Australian fintech EML Payments has incurred costs and provisions of $11.4 million (€7.06 million) to date in relation to the Central Bank's investigation into its Irish unit.
Shares in EML tumbled 46 per cent on May 19th as it revealed the Central Bank was considering taking action against Trim, Co Meath-based PFS Card Services (Ireland) Ltd, part of Prepaid Financial Services (PFS), which the Australian group bought last year in a deal worth up to £186.5 million (€216.2 million).
The Central Bank’s concerns relate to anti-money-laundering and counter-terrorism financing matters, risk, control frameworks and governance at PFS Card Services (Ireland).

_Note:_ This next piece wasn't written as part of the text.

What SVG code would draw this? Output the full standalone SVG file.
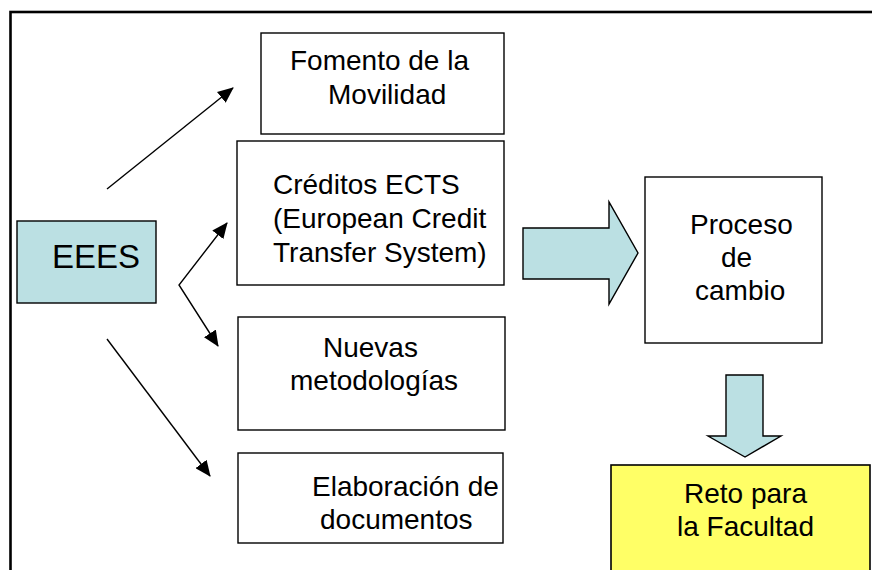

In its annual report for the 12 months to the end of June, which was published on Tuesday, EML said it has been “working constructively” with the Central Bank in relation to its concerns.
It said the bank “has investigated various aspects” of the PFS Card Services (Ireland) business from a “governance, resourcing, reporting, risk methodologies, controls and risk frameworks, capital adequacy, safeguarding and transaction monitoring perspective”.
EML said it has “responded in significant detail to the CBI on all matters and has provided CBI with a detailed remediation plan addressing the concerns raised by the CBI. EML is engaged in regular contact with the CBI in the implementation of this plan.”
The firm said it hopes to complete a substantive part of the remediation by the end of this year.
The fintech also said it will not recognise any claims under the share purchase agreement entered into last year as part of the deal to acquire the Irish subsidiary, unless recovery is “virtually certain”.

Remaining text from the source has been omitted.